‘Bewegen is goed, meer bewegen is beter’ en ‘Voorkom veel stilzitten’. Dat zijn belangrijke nieuwe toevoegingen aan de nieuwe beweegrichtlijnen van de Gezondheidsraad. Kinderen moeten iets meer bewegen dan volwassenen. Zij moeten dagelijks een uur matig intensief bewegen en drie keer per week spier- en botversterkende activiteiten uitvoeren.

Gezondheidswinst
De combinatie van die activiteiten zou het meest effectief zijn om het risico op chronische ziektes als diabetes, hart- en vaatziekten, depressieve symptomen en borst- en darmkanker te verkleinen, meldt de Gezondheidsraad. Bij ouderen helpen de oefeningen - aangevuld met balansoefeningen - bovendien de spierkracht te verbeteren, loopsnelheid in stand te houden en het risico op botbreuken te verminderen.

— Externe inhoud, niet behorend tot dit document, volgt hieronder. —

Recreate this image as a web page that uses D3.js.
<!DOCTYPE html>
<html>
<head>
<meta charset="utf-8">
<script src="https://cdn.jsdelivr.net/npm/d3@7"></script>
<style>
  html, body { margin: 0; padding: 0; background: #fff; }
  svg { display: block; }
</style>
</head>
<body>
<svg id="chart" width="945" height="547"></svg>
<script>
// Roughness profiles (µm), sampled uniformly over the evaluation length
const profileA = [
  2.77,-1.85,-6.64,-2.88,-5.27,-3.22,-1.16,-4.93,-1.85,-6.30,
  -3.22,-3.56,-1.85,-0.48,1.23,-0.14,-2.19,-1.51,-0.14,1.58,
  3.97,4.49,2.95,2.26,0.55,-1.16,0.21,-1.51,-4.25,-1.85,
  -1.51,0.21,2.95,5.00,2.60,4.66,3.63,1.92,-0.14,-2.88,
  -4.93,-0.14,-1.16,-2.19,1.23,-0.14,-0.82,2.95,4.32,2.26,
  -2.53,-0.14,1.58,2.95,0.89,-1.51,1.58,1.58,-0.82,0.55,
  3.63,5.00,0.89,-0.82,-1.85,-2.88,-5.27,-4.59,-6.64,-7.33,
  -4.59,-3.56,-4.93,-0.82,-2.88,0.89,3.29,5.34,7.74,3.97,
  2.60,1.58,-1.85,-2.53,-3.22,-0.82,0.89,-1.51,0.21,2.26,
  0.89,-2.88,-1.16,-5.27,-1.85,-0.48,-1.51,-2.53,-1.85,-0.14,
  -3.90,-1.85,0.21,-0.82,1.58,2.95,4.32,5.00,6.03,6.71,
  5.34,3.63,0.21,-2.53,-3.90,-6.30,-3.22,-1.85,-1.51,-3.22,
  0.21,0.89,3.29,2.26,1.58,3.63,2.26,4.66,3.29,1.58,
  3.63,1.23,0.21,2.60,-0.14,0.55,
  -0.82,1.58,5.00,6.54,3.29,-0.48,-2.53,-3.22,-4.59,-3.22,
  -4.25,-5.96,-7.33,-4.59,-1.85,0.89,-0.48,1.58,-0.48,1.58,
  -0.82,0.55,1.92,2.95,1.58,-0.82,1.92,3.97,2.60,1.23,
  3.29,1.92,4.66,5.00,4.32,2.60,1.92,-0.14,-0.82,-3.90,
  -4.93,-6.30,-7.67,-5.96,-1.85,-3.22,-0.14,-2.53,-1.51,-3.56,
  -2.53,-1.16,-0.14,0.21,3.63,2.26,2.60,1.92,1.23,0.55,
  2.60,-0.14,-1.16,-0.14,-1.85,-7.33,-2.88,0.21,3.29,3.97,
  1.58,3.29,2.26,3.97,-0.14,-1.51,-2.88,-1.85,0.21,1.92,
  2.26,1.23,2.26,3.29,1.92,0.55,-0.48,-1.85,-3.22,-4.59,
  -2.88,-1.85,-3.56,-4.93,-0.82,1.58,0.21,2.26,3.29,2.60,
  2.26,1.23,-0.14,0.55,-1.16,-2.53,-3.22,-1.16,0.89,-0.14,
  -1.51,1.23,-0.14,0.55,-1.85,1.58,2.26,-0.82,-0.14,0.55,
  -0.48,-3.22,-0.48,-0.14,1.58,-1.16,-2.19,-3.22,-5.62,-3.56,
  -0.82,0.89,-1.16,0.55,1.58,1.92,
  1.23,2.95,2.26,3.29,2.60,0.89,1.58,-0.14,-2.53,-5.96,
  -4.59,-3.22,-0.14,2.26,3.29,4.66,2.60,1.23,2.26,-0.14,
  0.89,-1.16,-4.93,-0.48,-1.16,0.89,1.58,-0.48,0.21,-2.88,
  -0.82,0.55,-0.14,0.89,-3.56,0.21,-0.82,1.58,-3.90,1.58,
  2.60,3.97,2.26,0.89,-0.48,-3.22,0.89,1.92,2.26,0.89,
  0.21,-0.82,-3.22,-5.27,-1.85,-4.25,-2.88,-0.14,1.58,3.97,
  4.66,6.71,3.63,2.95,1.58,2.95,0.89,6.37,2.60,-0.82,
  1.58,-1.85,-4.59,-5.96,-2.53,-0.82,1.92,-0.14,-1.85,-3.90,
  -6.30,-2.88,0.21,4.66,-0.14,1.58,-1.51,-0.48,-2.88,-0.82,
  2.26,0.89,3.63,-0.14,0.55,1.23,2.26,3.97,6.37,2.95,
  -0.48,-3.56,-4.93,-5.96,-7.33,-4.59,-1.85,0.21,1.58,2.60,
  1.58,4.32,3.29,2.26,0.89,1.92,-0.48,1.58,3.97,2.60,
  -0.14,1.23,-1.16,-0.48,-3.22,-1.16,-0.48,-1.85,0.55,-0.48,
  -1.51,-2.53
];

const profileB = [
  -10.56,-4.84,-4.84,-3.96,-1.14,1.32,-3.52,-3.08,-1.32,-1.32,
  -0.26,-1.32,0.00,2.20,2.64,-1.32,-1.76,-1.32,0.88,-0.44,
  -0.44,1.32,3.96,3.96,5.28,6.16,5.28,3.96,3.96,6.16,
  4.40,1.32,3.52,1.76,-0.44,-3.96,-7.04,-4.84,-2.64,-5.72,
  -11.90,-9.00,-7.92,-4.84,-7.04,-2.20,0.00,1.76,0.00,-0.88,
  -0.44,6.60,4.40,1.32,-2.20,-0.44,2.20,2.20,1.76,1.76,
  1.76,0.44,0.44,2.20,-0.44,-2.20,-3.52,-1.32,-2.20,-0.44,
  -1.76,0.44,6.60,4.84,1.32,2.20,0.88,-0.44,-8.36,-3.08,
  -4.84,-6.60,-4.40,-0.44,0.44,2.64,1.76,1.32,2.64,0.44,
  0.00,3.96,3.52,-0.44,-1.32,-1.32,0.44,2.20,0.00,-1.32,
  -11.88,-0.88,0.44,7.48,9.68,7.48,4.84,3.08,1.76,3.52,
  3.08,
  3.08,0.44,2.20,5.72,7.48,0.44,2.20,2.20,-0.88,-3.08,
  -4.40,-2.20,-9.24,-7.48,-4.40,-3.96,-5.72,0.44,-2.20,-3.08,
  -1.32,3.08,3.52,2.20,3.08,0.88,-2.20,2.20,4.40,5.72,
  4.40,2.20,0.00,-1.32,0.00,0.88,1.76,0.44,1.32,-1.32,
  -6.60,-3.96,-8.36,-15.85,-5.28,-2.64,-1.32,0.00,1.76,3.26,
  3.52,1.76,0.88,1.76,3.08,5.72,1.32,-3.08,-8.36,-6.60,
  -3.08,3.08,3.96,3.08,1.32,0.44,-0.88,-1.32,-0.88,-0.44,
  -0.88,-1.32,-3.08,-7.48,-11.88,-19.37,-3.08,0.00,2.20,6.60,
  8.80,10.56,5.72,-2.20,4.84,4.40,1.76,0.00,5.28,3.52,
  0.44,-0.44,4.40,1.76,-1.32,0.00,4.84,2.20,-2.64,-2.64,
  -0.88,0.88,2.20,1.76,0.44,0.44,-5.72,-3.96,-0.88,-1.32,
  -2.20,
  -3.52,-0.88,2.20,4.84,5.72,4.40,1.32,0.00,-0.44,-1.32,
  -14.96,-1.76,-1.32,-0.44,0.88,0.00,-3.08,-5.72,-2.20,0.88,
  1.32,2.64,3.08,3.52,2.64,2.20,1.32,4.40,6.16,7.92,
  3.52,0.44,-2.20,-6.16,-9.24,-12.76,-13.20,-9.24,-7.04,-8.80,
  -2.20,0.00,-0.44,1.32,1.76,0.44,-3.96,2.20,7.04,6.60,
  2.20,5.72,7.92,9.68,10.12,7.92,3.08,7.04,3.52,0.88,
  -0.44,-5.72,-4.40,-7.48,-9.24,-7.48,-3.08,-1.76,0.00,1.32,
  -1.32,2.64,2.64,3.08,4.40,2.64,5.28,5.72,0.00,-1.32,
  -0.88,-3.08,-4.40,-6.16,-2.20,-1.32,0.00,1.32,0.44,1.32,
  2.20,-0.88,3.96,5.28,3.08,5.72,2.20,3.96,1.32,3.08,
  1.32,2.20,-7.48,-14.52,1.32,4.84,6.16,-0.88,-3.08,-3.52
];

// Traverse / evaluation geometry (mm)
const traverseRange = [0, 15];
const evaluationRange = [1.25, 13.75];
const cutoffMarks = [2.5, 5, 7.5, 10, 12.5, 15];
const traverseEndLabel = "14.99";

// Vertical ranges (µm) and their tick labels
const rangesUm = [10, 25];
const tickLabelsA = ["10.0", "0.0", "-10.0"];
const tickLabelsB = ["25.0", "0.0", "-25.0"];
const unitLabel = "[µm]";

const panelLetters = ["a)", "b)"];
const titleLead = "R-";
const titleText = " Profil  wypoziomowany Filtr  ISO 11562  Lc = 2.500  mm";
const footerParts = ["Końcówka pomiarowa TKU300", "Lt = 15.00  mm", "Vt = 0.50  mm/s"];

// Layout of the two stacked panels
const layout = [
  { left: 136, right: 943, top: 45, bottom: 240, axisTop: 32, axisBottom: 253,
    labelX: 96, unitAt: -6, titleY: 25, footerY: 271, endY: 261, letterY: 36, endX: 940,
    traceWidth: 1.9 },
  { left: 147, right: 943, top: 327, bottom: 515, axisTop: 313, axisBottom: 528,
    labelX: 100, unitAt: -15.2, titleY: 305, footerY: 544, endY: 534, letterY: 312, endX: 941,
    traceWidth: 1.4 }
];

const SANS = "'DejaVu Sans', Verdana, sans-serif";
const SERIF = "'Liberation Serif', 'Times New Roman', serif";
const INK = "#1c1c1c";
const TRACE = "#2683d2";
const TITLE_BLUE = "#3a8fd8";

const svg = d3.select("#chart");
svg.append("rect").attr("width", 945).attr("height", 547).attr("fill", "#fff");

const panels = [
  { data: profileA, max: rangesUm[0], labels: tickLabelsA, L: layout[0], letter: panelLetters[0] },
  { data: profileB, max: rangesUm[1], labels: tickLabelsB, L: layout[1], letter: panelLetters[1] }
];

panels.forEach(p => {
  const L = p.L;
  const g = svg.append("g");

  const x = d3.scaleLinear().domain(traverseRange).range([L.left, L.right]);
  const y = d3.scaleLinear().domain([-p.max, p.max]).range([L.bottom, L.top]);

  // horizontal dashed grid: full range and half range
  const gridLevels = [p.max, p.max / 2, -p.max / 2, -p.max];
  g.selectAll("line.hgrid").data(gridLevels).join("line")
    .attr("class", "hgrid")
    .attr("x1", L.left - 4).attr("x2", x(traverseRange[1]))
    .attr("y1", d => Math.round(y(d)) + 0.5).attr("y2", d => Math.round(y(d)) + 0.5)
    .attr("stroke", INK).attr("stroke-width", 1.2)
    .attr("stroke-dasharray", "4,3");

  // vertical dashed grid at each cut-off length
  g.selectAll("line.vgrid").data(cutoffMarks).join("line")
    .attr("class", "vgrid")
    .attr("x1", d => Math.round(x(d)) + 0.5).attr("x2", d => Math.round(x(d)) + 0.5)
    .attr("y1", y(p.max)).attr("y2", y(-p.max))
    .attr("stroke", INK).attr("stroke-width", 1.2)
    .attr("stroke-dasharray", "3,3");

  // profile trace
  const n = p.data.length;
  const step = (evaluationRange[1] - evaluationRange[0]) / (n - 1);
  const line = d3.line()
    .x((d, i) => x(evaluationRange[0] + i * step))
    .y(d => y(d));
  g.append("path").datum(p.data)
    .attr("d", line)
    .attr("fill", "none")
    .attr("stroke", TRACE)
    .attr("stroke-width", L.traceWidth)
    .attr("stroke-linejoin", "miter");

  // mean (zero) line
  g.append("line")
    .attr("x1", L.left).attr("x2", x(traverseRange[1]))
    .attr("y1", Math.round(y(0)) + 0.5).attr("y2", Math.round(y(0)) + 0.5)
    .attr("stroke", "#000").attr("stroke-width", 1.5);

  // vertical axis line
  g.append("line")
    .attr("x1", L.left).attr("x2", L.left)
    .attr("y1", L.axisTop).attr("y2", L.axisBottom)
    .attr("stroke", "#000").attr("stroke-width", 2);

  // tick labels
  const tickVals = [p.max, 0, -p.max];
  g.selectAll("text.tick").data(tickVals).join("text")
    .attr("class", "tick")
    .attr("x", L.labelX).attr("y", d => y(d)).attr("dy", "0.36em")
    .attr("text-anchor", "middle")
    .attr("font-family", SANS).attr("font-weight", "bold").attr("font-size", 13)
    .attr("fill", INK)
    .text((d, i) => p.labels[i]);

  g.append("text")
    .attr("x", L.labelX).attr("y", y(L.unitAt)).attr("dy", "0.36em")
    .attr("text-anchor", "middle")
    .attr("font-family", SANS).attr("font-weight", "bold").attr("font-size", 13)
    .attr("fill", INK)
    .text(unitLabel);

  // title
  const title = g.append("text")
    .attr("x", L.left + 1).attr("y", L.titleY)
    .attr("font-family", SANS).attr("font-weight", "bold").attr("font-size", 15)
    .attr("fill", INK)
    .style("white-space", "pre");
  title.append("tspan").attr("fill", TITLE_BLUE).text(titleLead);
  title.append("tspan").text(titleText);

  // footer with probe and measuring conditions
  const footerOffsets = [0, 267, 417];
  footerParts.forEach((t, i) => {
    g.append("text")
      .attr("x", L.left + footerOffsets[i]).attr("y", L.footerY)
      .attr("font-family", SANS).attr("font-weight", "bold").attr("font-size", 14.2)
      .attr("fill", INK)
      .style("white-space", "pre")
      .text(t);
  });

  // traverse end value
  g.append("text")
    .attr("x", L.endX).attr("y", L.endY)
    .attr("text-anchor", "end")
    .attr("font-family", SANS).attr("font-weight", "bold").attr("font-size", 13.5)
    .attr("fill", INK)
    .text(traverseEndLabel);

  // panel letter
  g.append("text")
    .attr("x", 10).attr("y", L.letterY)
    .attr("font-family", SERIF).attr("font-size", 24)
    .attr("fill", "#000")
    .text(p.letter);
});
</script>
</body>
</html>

Het RIVM schat dat zo’n 44% van de volwassenen aan de richtlijn voldoet. Van de kinderen tussen 4 en 11 jaar haalt 55% de richtlijn. Tieners zijn het minst actief; 28% van de 12-17 jarigen krijgt voldoende lichaamsbeweging
De meeste winst is te behalen in de verandering van inactiviteit naar activiteit. Mensen die nauwelijks bewegen en dat opbouwen naar matig actief zijn, behalen het grootste voordeel op de gezondheid.

Hoe?
Matig intensieve activiteiten zijn activiteiten waarbij de ademhaling versnelt en de hartslag wat omhoog gaat. Activiteiten die wat moeite kosten om uit te voeren, maar waarbij praten gewoon mogelijk blijft. De Gezondheidsraad beschrijft dat de kans op succes het grootst is als mensen zulke activiteiten in hun dagelijks leven inpassen.

De intensiteit van een oefening kan uitgedrukt worden in het Metabole Equivalent (MET). Als je in rust bent, verbruik je 1 MET. Bij matig intensieve oefeningen verbruik je 3 tot 6 MET. Hieronder vallen zaken als bedden opmaken, strijken, grasmaaien, heggen knippen, auto wassen, seks hebben en boodschappen doen.

Springen, traplopen, wandelen, hardlopen en dansen zijn goede botversterkende oefeningen. Voor spierversterking kun je krachttraining doen met halters, maar ook gebruik maken van je eigen lichaamsgewicht, door bijvoorbeeld een aantal keer achter elkaar op te staan en te gaan zitten, of duuractiviteiten uit te voeren als fietsen.

beweegrichtlijnen gezondheidsraad
Gezondheidsraad, Beweegrichtlijnen 2017. Den Haag: Gezondheidsraad, 2017; publicatienr. 2017/08


De helft haalt de richtlijn niet
Nederlanders bewegen nog altijd weinig. Het RIVM schat dat zo’n 44% van de volwassenen aan de richtlijn voldoet. Van de kinderen tussen 4 en 11 jaar haalt 55% de richtlijn. Tieners zijn het minst actief; naar schatting krijgt 28% van de 12-17 jarigen voldoende lichaamsbeweging.

Vervanging van oude normen
Deze nieuwe richtlijnen zouden volgens de Gezondheidsraad in de plaats moeten komen van de drie verschillende normen die we in Nederland kennen. De Nederlandse Norm Gezond Bewegen adviseert op minstens vijf dagen per week minimaal een half uur matig intensief te bewegen. Volgens de Fitnorm moet je minstens drie dagen per week minimaal twintig minuten zwaar intensief bewegen en voor de Combinorm moet je aan de Beweegnorm en/of Fitnorm voldoen. De nieuwe richtlijnen pakken deze drie normen samen en sluiten volgens de Gezondheidsraad ook beter aan bij internationale richtlijnen.